An equity release is a way for people over 55 to take advantage of the equity they have built up in their homes. They can still live in the home but are able to use the cash during their retirement. There are advantages and disadvantages to doing this..


With an equity release mortgage, you are allowed to stay in the home until you die or move to a facility for long-term care. In the meantime, you are paid the cash value either in one lump sum or in payments. There are two basic types of equity release mortgages, the lifetime mortgage and the home reversion plan..


In the case of lifetime mortgage, interest is charged to the amount of the loan given. This is added to the principal, rather than paid each month. Therefore, the amount to be repaid continues to increase. Loan and interest are repaid upon your death or move to a facility, at which time the home is sold..


Because you cannot predict when you will die, you have no way of knowing how large the amount due will be. The interest on the loan is compounded so that the loan amount can conceivable grow to the point that there is little or nothing to pass on to your heirs. However, there is a no negative equity guarantee that ensures that the amount owed can never be more than the amount for which your home sells..

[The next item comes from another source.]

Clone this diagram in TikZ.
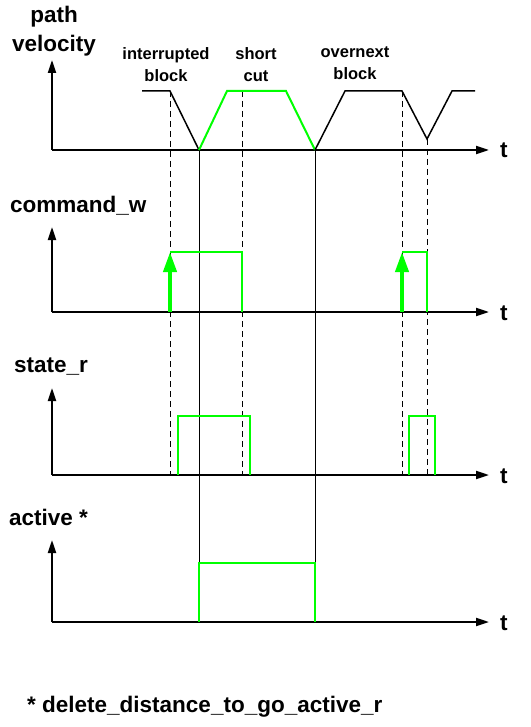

In the case of what is known as a home reversion scheme, you sell your property, either partially or in full, while you are still alive. However, you are permitted to continue living there until you die or move to a long term care facility. You are not assessed any interest. At the time of your death, the reversion company will sell the home and keep whatever profit is generated. Again, because there is not telling when you will die, you will not receive the full current price for your property..


Anyone 55 or over can qualify for a lifetime mortgage. Home reversion schemes generally require you to be 65 years of age or older. You must have either no mortgage or only a small one. .


All equity release schemes are under the regulation of the Financial Services Authority (FSA). Only advisers who have passed specialist exams may provide equity release advice to you. These laws have been put in place to protect you..


If you think that an equity release might benefit you, take your time and research your options. Be sure that you understand all the effects that this type of mortgage can have, both on you and your heirs. Then be sure to work with an expert who is reputable and can refer you to satisfied clients for their input.